Where is the lesson for Iran's popular opposition movement? It is in the way these young people in the UK have immediately embraced the resistance being demonstrated by workers. For example, thousands of them have already begun to show solidarity with striking transport workers in the capital. This opportunity exists in Iran and has been highlighted recently by prominent Iranian student activists, such as Majid Tavakoli. But in a country like Iran, where internet access, communication, media and movement is restricted, forging these alliances is extremely difficult. That is not to say it can't be done, but it requires much more planning, care and effort. A student in Iran can't simply click 'like' on a FaceBook group page to establish solidarity and show support for other resistance groups. 
 
For the resistance in Iran, and in the UK, there are both obvious and hidden risks.
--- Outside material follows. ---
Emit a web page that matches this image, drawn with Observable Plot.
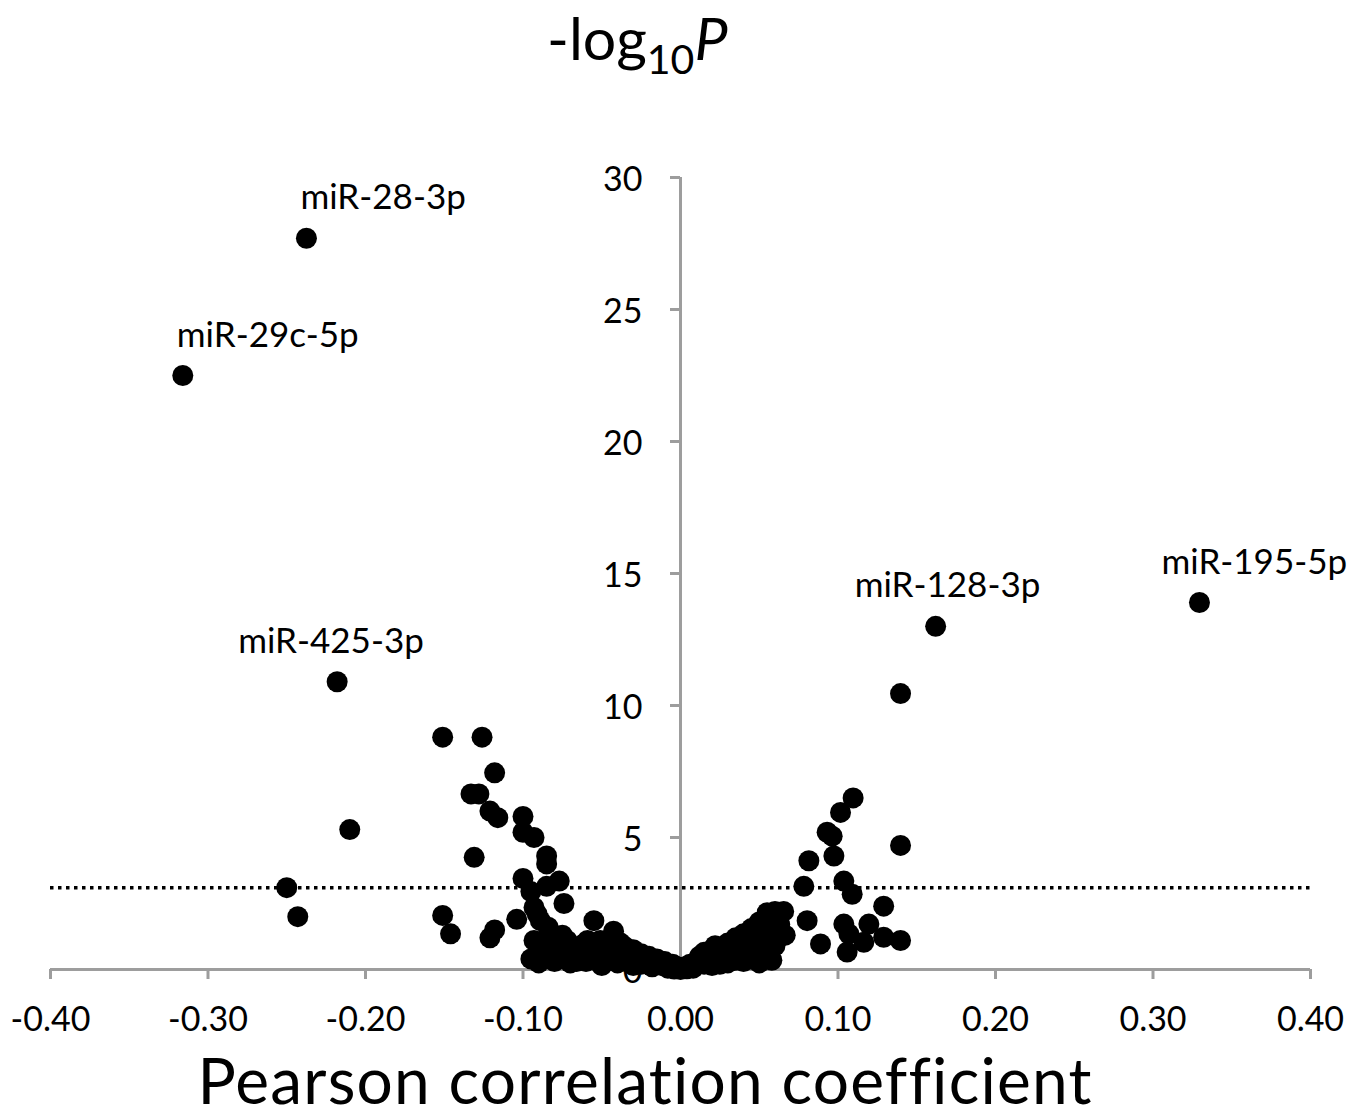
<!DOCTYPE html>
<html>
<head>
<meta charset="utf-8">
<script src="https://cdn.jsdelivr.net/npm/d3@7"></script>
<script src="https://cdn.jsdelivr.net/npm/@observablehq/plot@0.6"></script>
<style>
  body { margin: 0; background: #fff; font-family: Lato, "Open Sans", sans-serif; }
  #wrap { position: relative; width: 1357px; height: 1120px; overflow: hidden; }
  #title { position: absolute; left: 547px; top: 2px; font-size: 59px; line-height: 71px; white-space: nowrap; color: #000; }
  #title .sub { font-size: 41px; position: relative; top: 14px; }
  #title i { font-style: italic; }
  #chart { position: absolute; left: 0; top: 120px; }
  #xlabel { position: absolute; left: 0; width: 1290px; top: 1041px; text-align: center; font-size: 64px; line-height: 77px; letter-spacing: 1.2px; white-space: nowrap; color: #000; }
  #chart svg circle { filter: blur(0.7px); }
</style>
</head>
<body>
<div id="wrap">
  <div id="title">-log<span class="sub">10</span><i>P</i></div>
  <div id="chart"></div>
  <div id="xlabel">Pearson correlation coefficient</div>
</div>
<script>
// ---- data ----
const correlation = [
  -0.316, -0.2375, -0.218, -0.210, -0.250, -0.243,
  -0.151, -0.126, -0.118, -0.133, -0.128, -0.121, -0.116, -0.100, -0.100, -0.093,
  -0.131, -0.085, -0.085, -0.100, -0.077, -0.085, -0.095, -0.074, -0.093,
  -0.151, -0.146, -0.118, -0.121, -0.104, -0.091, -0.089, -0.084, -0.055, -0.0425,
  -0.093, -0.085, -0.072, -0.059, -0.051, -0.0825, -0.072, -0.059, -0.049, -0.038,
  -0.035, -0.030, -0.025, -0.020, -0.015, -0.010, -0.005, -0.002, -0.030, -0.020,
  -0.012, -0.025, -0.040, -0.045, -0.065, -0.078, -0.088, -0.035, -0.008, -0.018,
  -0.066, -0.090,
  -0.095, -0.090, -0.080, -0.070, -0.060, -0.055, -0.045, -0.040, -0.030, -0.050,
  -0.062, -0.075, -0.068, -0.004, 0.000,
  0.003, 0.006, 0.010, 0.012, 0.015, 0.018, 0.020, 0.022, 0.025, 0.028,
  0.030, 0.032, 0.035, 0.038, 0.040, 0.042, 0.045, 0.047, 0.050, 0.052,
  0.053, 0.055, 0.058, 0.060, 0.0655, 0.062, 0.0665, 0.045, 0.035, 0.055,
  0.008, 0.025,
  0.015, 0.020, 0.030, 0.040, 0.045, 0.050, 0.055, 0.060, 0.050, 0.038,
  0.028, 0.058, 0.063, 0.004,
  0.162, 0.3295, 0.1397, 0.1096, 0.1016, 0.0931, 0.0963, 0.0974, 0.0815, 0.1397,
  0.0783, 0.1037, 0.109, 0.129, 0.0804, 0.1037, 0.1196, 0.1069, 0.1164, 0.129,
  0.1397, 0.0889, 0.1058
];
const negLog10P = [
  22.5, 27.7, 10.9, 5.3, 3.1, 2.0,
  8.8, 8.8, 7.45, 6.65, 6.65, 6.0, 5.75, 5.8, 5.2, 5.0,
  4.25, 4.3, 4.0, 3.45, 3.35, 3.15, 2.95, 2.5, 2.35,
  2.05, 1.35, 1.5, 1.2, 1.9, 2.1, 1.85, 1.6, 1.85, 1.45,
  1.1, 1.1, 1.1, 1.1, 1.1, 0.5, 0.5, 0.5, 0.5, 1.0,
  0.85, 0.75, 0.6, 0.5, 0.4, 0.3, 0.2, 0.1, 0.4, 0.25,
  0.15, 0.2, 0.6, 0.8, 0.8, 0.8, 0.8, 0.3, 0.05, 0.1,
  0.3, 0.75,
  0.4, 0.25, 0.3, 0.25, 0.3, 0.7, 0.4, 0.25, 0.15, 0.15,
  0.95, 1.3, 0.6, 0.02, 0.0,
  0.1, 0.2, 0.3, 0.5, 0.65, 0.4, 0.75, 0.9, 0.5, 0.85,
  1.0, 0.6, 1.2, 0.9, 1.35, 0.7, 1.55, 1.1, 1.8, 0.9,
  1.4, 2.15, 1.7, 2.2, 2.2, 1.2, 1.3, 0.4, 0.35, 0.6,
  0.05, 0.2,
  0.2, 0.15, 0.25, 0.3, 0.85, 0.5, 1.2, 0.9, 0.25, 0.5,
  0.45, 0.35, 1.7, 0.03,
  13.0, 13.9, 10.45, 6.5, 5.95, 5.2, 5.05, 4.3, 4.12, 4.7,
  3.15, 3.35, 2.85, 2.4, 1.85, 1.72, 1.72, 1.35, 1.03, 1.22,
  1.1, 0.97, 0.66
];
const labelNames = ["miR-29c-5p", "miR-28-3p", "miR-425-3p", "miR-128-3p", "miR-195-5p"];
const labelX = [-0.316, -0.2375, -0.218, 0.162, 0.3295];
const labelY = [22.5, 27.7, 10.9, 13.0, 13.9];
const threshold = 3.1;
const xTicks = [-0.4, -0.3, -0.2, -0.1, 0, 0.1, 0.2, 0.3, 0.4];
const xTickLabels = ["-0.40", "-0.30", "-0.20", "-0.10", "0.00", "0.10", "0.20", "0.30", "0.40"];
const yTicks = [0, 5, 10, 15, 20, 25, 30];
const yTickLabels = ["0", "5", "10", "15", "20", "25", "30"];

// ---- build tables ----
const points = correlation.map((x, i) => ({x, y: negLog10P[i]}));
const labels = labelNames.map((name, i) => ({name, x: labelX[i], y: labelY[i]}));
const labelShift = {"miR-29c-5p": -6, "miR-28-3p": -6, "miR-425-3p": -99, "miR-128-3p": -81, "miR-195-5p": -38};

const axisColor = "#9d9d9d";
const font = "Lato, 'Open Sans', sans-serif";

const chart = Plot.plot({
  width: 1357,
  height: 929,
  marginLeft: 50,
  marginRight: 47,
  marginTop: 57,
  marginBottom: 80,
  style: {fontFamily: font, background: "white"},
  x: {domain: [-0.4, 0.4], axis: null},
  y: {domain: [0, 30], axis: null},
  marks: [
    Plot.ruleY([0], {x1: -0.4, x2: 0.4, stroke: axisColor, strokeWidth: 3}),
    Plot.ruleX([0], {y1: 0, y2: 30, stroke: axisColor, strokeWidth: 3}),
    Plot.ruleX(xTicks, {x: d => d, y1: 0, y2: 0, insetBottom: -10, stroke: axisColor, strokeWidth: 3}),
    Plot.ruleY(yTicks, {y: d => d, x1: 0, x2: 0, insetLeft: -10, stroke: axisColor, strokeWidth: 3}),
    Plot.ruleY([threshold], {x1: -0.4, x2: 0.4, stroke: "black", strokeWidth: 3.5, strokeDasharray: "3.5,4.5"}),
    Plot.text(xTicks, {x: d => d, y: 0, text: (d, i) => xTickLabels[i], dy: 51, fontSize: 34, fill: "black"}),
    Plot.text(yTicks, {x: 0, y: d => d, text: (d, i) => yTickLabels[i], dx: -38, dy: 3, textAnchor: "end", fontSize: 34, fill: "black"}),
    Plot.dot(points, {x: "x", y: "y", r: 10.5, fill: "black", stroke: "none"}),
    ...labels.map(l => Plot.text([l], {x: "x", y: "y", text: "name", textAnchor: "start", lineAnchor: "bottom", dx: labelShift[l.name], dy: -29, fontSize: 35, fill: "black"}))
  ]
});
document.getElementById("chart").appendChild(chart);
</script>
</body>
</html>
A crackdown against protesters has clearly been mounted in the UK, just as it is in Iran. This is what Barnaby Raine has to say in the video about the police, and the motives behind their tactics:
 
They think that if they kettle us now we’re not going to come on a demonstration ever again. … They can’t stop us demonstrating. … Those are our streets. We are the generation at the heart of the fight back.
 
A less obvious but highly dangerous risk is the vulnerability created by being "leaderless". It is an open invitation for established groups with their own agenda to infiltrate and attempt to establish dominance. That may work to the advantage of the resistance, or it may increase risk. In Iran for example, the influence of the banned militant resistance PMOI (MKO) would place everyone at immediate risk of execution. In the UK, the influence of extremist political groups would intensify the police crackdown and introduce a violent element. Where the UK's students throw paper air planes, militant extremists - be they left or right wing - would be more inclined to throw something much more violent and destructive. I hope that, even as they voice their vision of a better future, peaceful protesters are not deaf or blind to these risks.